# SHORT TASK:
Your copy should be exact, beginning at the line containing "Give me the TikZ source for this diagram." and ending at the line containing "(631,1154) -- (957,1154);", with both lines kept and every picture dropped.

======

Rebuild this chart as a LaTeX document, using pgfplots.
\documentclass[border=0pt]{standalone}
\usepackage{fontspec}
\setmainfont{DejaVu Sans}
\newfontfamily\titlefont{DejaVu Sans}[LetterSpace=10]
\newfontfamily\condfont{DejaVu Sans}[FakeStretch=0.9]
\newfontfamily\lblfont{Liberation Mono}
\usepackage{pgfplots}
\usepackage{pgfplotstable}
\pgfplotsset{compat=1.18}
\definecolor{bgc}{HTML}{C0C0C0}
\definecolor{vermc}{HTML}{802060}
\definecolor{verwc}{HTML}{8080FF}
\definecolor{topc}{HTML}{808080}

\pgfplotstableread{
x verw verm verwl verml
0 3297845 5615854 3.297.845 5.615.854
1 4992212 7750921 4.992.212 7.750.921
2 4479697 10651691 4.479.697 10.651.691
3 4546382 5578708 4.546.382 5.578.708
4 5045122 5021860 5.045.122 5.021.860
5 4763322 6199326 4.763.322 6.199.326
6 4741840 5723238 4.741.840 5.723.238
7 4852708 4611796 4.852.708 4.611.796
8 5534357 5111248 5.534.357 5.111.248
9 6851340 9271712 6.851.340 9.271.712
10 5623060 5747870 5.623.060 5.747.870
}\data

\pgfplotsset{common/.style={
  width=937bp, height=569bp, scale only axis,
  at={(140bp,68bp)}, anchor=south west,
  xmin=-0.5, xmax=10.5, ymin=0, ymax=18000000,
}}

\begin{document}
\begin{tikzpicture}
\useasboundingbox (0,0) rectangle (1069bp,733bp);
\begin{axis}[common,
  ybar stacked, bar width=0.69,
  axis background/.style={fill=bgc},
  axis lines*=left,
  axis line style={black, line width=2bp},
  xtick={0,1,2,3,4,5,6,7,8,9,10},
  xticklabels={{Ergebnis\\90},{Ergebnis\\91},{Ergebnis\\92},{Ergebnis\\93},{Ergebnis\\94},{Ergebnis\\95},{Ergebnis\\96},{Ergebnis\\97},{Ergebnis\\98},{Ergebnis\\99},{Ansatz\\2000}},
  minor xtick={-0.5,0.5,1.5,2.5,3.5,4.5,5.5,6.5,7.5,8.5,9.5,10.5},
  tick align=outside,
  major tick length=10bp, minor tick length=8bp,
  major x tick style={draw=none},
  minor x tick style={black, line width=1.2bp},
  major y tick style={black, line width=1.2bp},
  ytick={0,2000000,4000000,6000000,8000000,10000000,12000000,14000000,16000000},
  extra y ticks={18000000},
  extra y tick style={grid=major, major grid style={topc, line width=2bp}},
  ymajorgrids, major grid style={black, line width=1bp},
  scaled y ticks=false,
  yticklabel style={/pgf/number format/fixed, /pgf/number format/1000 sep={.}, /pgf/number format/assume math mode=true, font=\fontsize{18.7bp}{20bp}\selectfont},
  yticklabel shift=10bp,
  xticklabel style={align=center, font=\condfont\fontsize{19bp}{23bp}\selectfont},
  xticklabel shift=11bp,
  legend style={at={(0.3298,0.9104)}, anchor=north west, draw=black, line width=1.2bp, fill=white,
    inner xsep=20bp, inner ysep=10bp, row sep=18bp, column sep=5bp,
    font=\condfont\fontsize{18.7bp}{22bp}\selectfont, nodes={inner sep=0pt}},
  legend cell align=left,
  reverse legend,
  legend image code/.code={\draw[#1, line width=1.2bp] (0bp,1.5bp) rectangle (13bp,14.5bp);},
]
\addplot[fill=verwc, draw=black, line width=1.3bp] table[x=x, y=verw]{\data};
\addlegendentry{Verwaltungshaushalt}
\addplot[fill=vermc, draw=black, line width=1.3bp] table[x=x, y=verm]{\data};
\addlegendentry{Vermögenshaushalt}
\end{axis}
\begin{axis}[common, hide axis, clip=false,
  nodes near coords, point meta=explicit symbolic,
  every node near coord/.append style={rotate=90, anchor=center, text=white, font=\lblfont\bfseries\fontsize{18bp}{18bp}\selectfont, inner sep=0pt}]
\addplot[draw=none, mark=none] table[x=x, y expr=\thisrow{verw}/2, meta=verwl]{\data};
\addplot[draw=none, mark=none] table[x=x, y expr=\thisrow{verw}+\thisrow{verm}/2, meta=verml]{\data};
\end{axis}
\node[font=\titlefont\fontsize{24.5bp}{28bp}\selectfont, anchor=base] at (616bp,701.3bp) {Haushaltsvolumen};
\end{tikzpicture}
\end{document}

======

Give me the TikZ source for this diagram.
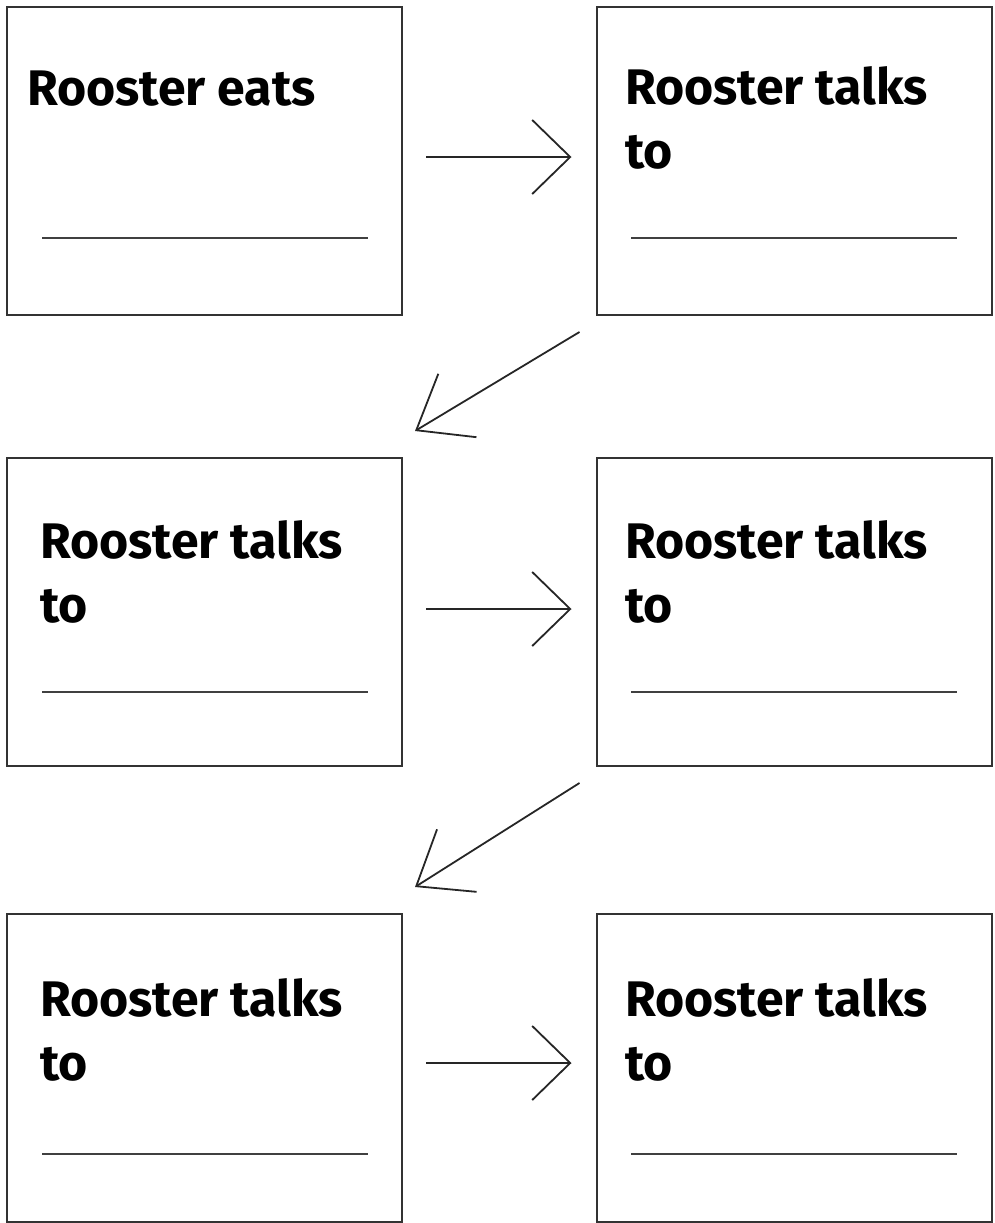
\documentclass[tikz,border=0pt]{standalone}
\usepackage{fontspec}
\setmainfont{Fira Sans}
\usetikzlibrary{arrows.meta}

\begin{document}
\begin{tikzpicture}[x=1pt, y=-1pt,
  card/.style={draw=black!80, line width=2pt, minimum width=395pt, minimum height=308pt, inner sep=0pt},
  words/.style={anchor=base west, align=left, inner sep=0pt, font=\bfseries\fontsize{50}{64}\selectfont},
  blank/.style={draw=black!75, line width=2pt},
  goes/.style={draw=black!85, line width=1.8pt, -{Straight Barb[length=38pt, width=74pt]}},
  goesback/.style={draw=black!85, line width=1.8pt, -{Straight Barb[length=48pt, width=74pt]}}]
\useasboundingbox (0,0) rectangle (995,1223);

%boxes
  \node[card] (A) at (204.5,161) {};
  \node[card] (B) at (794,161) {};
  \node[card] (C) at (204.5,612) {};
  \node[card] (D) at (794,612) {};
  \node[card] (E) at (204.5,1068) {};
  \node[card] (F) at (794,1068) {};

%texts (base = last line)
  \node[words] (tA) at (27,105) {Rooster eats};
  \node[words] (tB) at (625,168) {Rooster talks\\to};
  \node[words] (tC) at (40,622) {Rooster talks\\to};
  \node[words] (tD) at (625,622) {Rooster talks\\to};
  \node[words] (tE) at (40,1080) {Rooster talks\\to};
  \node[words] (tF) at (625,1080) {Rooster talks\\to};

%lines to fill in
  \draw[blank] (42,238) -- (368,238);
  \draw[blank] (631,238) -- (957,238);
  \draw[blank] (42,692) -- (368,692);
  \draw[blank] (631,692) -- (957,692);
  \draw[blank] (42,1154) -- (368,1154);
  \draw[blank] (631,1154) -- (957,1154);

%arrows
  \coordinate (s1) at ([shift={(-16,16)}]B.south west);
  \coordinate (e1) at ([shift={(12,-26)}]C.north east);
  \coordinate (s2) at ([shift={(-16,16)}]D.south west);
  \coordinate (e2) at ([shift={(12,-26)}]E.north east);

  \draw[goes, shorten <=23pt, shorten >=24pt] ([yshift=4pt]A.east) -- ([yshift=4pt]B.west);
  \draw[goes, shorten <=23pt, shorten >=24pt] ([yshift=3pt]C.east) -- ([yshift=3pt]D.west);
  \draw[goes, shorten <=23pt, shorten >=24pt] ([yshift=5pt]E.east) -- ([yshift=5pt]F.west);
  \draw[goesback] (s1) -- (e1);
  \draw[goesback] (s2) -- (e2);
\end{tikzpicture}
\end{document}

======

# SOLUTION FOR THIS PROBLEM:
Give me the TikZ source for this diagram.
\documentclass[tikz,border=0pt]{standalone}
\usepackage{fontspec}
\setmainfont{Fira Sans}
\usetikzlibrary{arrows.meta}

\begin{document}
\begin{tikzpicture}[x=1pt, y=-1pt,
  card/.style={draw=black!80, line width=2pt, minimum width=395pt, minimum height=308pt, inner sep=0pt},
  words/.style={anchor=base west, align=left, inner sep=0pt, font=\bfseries\fontsize{50}{64}\selectfont},
  blank/.style={draw=black!75, line width=2pt},
  goes/.style={draw=black!85, line width=1.8pt, -{Straight Barb[length=38pt, width=74pt]}},
  goesback/.style={draw=black!85, line width=1.8pt, -{Straight Barb[length=48pt, width=74pt]}}]
\useasboundingbox (0,0) rectangle (995,1223);

%boxes
  \node[card] (A) at (204.5,161) {};
  \node[card] (B) at (794,161) {};
  \node[card] (C) at (204.5,612) {};
  \node[card] (D) at (794,612) {};
  \node[card] (E) at (204.5,1068) {};
  \node[card] (F) at (794,1068) {};

%texts (base = last line)
  \node[words] (tA) at (27,105) {Rooster eats};
  \node[words] (tB) at (625,168) {Rooster talks\\to};
  \node[words] (tC) at (40,622) {Rooster talks\\to};
  \node[words] (tD) at (625,622) {Rooster talks\\to};
  \node[words] (tE) at (40,1080) {Rooster talks\\to};
  \node[words] (tF) at (625,1080) {Rooster talks\\to};

%lines to fill in
  \draw[blank] (42,238) -- (368,238);
  \draw[blank] (631,238) -- (957,238);
  \draw[blank] (42,692) -- (368,692);
  \draw[blank] (631,692) -- (957,692);
  \draw[blank] (42,1154) -- (368,1154);
  \draw[blank] (631,1154) -- (957,1154);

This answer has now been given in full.